Dalam aksi tersebut, para jurnalis memperlihatkan poster yang menyuarakan kritik terhadap draf revisi UU Penyiaran, dengan tulisan seperti 'RUU Penyiaran = Pembungkaman' dan 'RUU Penyiaran = Pembungkaman Demokrasi'. Delapan poin penting juga disampaikan sebagai bagian dari pernyataan sikap mereka.
Para jurnalis melakukan aksi teaterikal dengan menempelkan stiker di mulut sebagai simbol pembungkaman informasi kepada publik.
Selain itu, mereka juga melakukan aksi jalan mundur sejauh kira-kira 100 meter dari Balai Kota menuju Gedung DPRD Kota Malang.

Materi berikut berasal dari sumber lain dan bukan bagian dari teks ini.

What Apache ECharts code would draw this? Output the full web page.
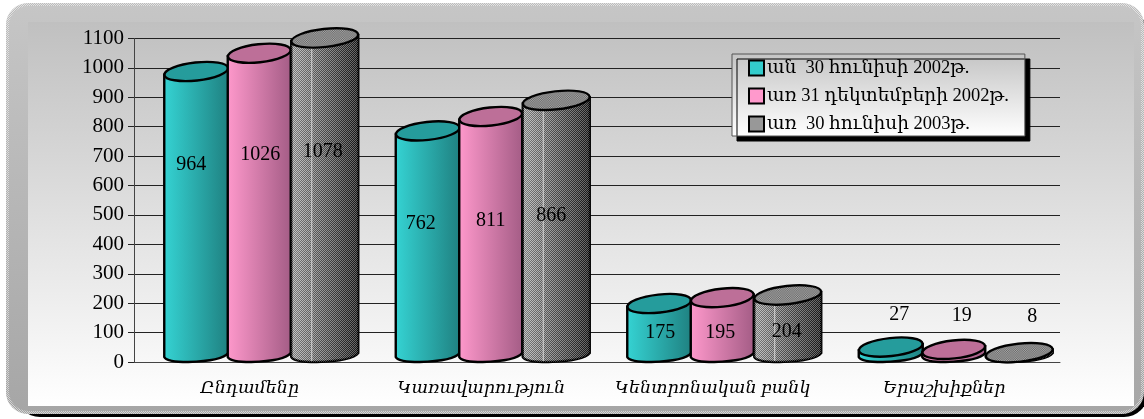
<!DOCTYPE html>
<html><head><meta charset="utf-8">
<style>html,body{margin:0;padding:0;background:#fff}#c{width:1144px;height:419px}</style>
<script src="https://cdn.jsdelivr.net/npm/echarts@6/dist/echarts.min.js"></script></head>
<body><div id="c"></div>
<script>
const categories = ['Ընդամենը','Կառավարություն','Կենտրոնական բանկ','Երաշխիքներ'];
const seriesNames = ['ան  30 հունիսի 2002թ.','առ 31 դեկտեմբերի 2002թ.','առ  30 հունիսի 2003թ.'];
const june2002 = [964,762,175,27];
const dec2002 = [1026,811,195,19];
const june2003 = [1078,866,204,8];
const yMin = 0, yMax = 1100, yStep = 100;

const FONT = '"Liberation Serif","DejaVu Serif",serif';
const palette = [
  {side:['#35d4d4','#1f8080'], top:'#259c9c'},
  {side:['#ff99cc','#a35c85'], top:'#bd6f98'},
  {side:['#b4b4b4','#1c1c1c'], top:'#8a8a8a'}
];
function checker(a,b){
  const cv=document.createElement('canvas');cv.width=2;cv.height=2;
  const x=cv.getContext('2d');
  x.fillStyle=a;x.fillRect(0,0,1,1);x.fillRect(1,1,1,1);
  x.fillStyle=b;x.fillRect(1,0,1,1);x.fillRect(0,1,1,1);
  return cv;
}
const chk=checker('rgba(255,255,255,0.30)','rgba(0,0,0,0.30)');
const legendChk=checker('#e0e0e0','#505050');
const edgeChk=checker('rgba(255,255,255,0.5)','rgba(150,150,150,0.2)');
// layout, in pixels relative to each band / cylinder
const centerOff=[-53.5,9.5,75];
const widths=[64,63,67];
const labelAt=[
  [[-5,197],[-7,138],[1,29],[8.5,47]],
  [[1,207],[0,141],[-2,29],[8,46]],
  [[-2,210],[-5,146],[-1,30],[13,45]]
];
function cyl(si){
  return function(params,api){
    const ci=api.value(0), v=api.value(1);
    const base=api.coord([ci,0]), top=api.coord([ci,v]);
    const cx=base[0]+centerOff[si], w=widths[si], rx=w/2, ry=9, lift=7;
    const yb=base[1]-lift, yt=top[1]-lift, x0=cx-rx;
    const p=palette[si];
    const side={type:'linear',x:0,y:0,x2:1,y2:0,colorStops:[{offset:0,color:p.side[0]},{offset:1,color:p.side[1]}]};
    const path=`M${x0} ${yt+3}L${x0} ${yb+2}Q${x0+2} ${yb+7} ${cx-8} ${yb+7}Q${cx+rx-6} ${yb+6} ${x0+w} ${yb-2}L${x0+w} ${yt-3}Z`;
    const tilt=0.11, ell={cx:0,cy:0,rx:rx,ry:ry};
    const kids=[{type:'path',shape:{pathData:path},style:{fill:side,stroke:'#000',lineWidth:2.4}}];
    if(si===2){
      kids.push({type:'path',shape:{pathData:path},style:{fill:{image:chk,repeat:'repeat'},stroke:null}});
      kids.push({type:'line',shape:{x1:x0+20.5,y1:yt+8,x2:x0+20.5,y2:yb+6},style:{stroke:'rgba(235,235,235,0.8)',lineWidth:1}});
    }
    kids.push({type:'ellipse',shape:ell,x:cx,y:yt,rotation:tilt,style:{fill:p.top,stroke:'#000',lineWidth:2.4}});
    if(si===2) kids.push({type:'ellipse',shape:{cx:0,cy:0,rx:rx-1,ry:ry-1},x:cx,y:yt,rotation:tilt,style:{fill:{image:chk,repeat:'repeat'},stroke:null}});
    const L=labelAt[si][ci];
    kids.push({type:'text',x:cx+L[0],y:base[1]-L[1],style:{text:String(v),fill:'#000',font:'20px '+FONT,textAlign:'center',textVerticalAlign:'middle'}});
    return {type:'group',children:kids};
  };
}
const legendColor=['#33cccc','#ff99cc',{image:legendChk,repeat:'repeat'}];
const mk=(i,d)=>({name:seriesNames[i],type:'custom',renderItem:cyl(i),z:3+i,encode:{x:0,y:1},
  data:d.map((v,k)=>[k,v]),itemStyle:{color:legendColor[i],borderColor:'#000',borderWidth:2.5}});
const chart=echarts.init(document.getElementById('c'),null,{renderer:'canvas'});
chart.setOption({
  animation:false,
  backgroundColor:'#fff',
  textStyle:{fontFamily:FONT},
  graphic:[
    {type:'rect',z:-5,shape:{x:16,y:10,width:1132,height:407,r:24},style:{fill:'#000'}},
    {type:'rect',z:-4,shape:{x:6,y:3,width:1138,height:411,r:22},
      style:{fill:{type:'linear',x:0,y:0,x2:0,y2:1,colorStops:[{offset:0,color:'#c6c6c6'},{offset:1,color:'#a6a6a6'}]}}},
    {type:'rect',z:-3,shape:{x:7.5,y:4.5,width:1135,height:408,r:21},
      style:{fill:null,stroke:{image:edgeChk,repeat:'repeat'},lineWidth:3}},
    {type:'rect',z:-2,shape:{x:28,y:22,width:1106,height:384,r:0},
      style:{fill:{type:'linear',x:0,y:0,x2:0,y2:1,colorStops:[{offset:0,color:'#c0c0c0'},{offset:1,color:'#ffffff'}]}}}
  ],
  grid:{left:134,right:84,top:38.5,bottom:57},
  legend:{left:732,top:54,orient:'vertical',itemWidth:15,itemHeight:15,itemGap:9,padding:[4.5,16,2.5,16],
    selectedMode:false,borderColor:'#555',borderWidth:1,shadowColor:'#000',shadowBlur:0,shadowOffsetX:5,shadowOffsetY:5,
    backgroundColor:{type:'linear',x:0,y:0,x2:0,y2:1,colorStops:[{offset:0,color:'#c4c4c4'},{offset:1,color:'#ffffff'}]},
    textStyle:{fontFamily:FONT,fontSize:18.5,color:'#000',padding:[0,0,0,-2]},icon:'rect',data:seriesNames},
  xAxis:{type:'category',data:categories,axisTick:{show:false},axisLine:{lineStyle:{color:'#444',width:1}},
    axisLabel:{interval:0,fontFamily:FONT,fontSize:17.5,fontStyle:'italic',color:'#000',margin:17}},
  yAxis:{type:'value',min:yMin,max:yMax,interval:yStep,
    axisLine:{show:true,lineStyle:{color:'#444',width:1}},axisTick:{show:true,length:6,lineStyle:{color:'#222'}},
    splitLine:{lineStyle:{color:'#222',width:1}},
    axisLabel:{fontFamily:FONT,fontSize:21,color:'#000',margin:10,formatter:v=>String(v)}},
  series:[mk(0,june2002),mk(1,dec2002),mk(2,june2003)]
});
</script></body></html>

Koordinator aksi, Benni Indo, menekankan bahwa larangan penayangan eksklusif konten investigatif bertentangan dengan prinsip demokrasi, serta berseberangan dengan kebebasan pers sebagaimana diatur dalam UU Pers.
"Pasal yang ambigu dalam draf revisi, terutama pasal 50B ayat 2 huruf k, dapat menimbulkan berbagai interpretasi dan berpotensi digunakan sebagai alat untuk membungkam serta mengkriminalisasi jurnalis," ungkapnya.
Benni Indo juga menyoroti bahwa penyelesaian sengketa penyiaran yang kini berada di bawah wewenang Komisi Penyiaran Indonesia (KPI) dapat mengintervensi independensi jurnalistik.
![Koordinator aksi Benni Indo saat orasi, terkait larangan penayangan eksklusif konten investigasi tidak sesuai dengan napas demokrasi.](https://assets.pikiran-rakyat.com/crop/64x87:1279x855/x/photo/2024/05/17/4043120357.jpeg)
Hal ini dikarenakan KPI merupakan lembaga yang dibentuk oleh keputusan politis di DPR, sementara UU No 40 Tahun 1999 tentang Pers menetapkan bahwa sengketa pers seharusnya diselesaikan oleh Dewan Pers.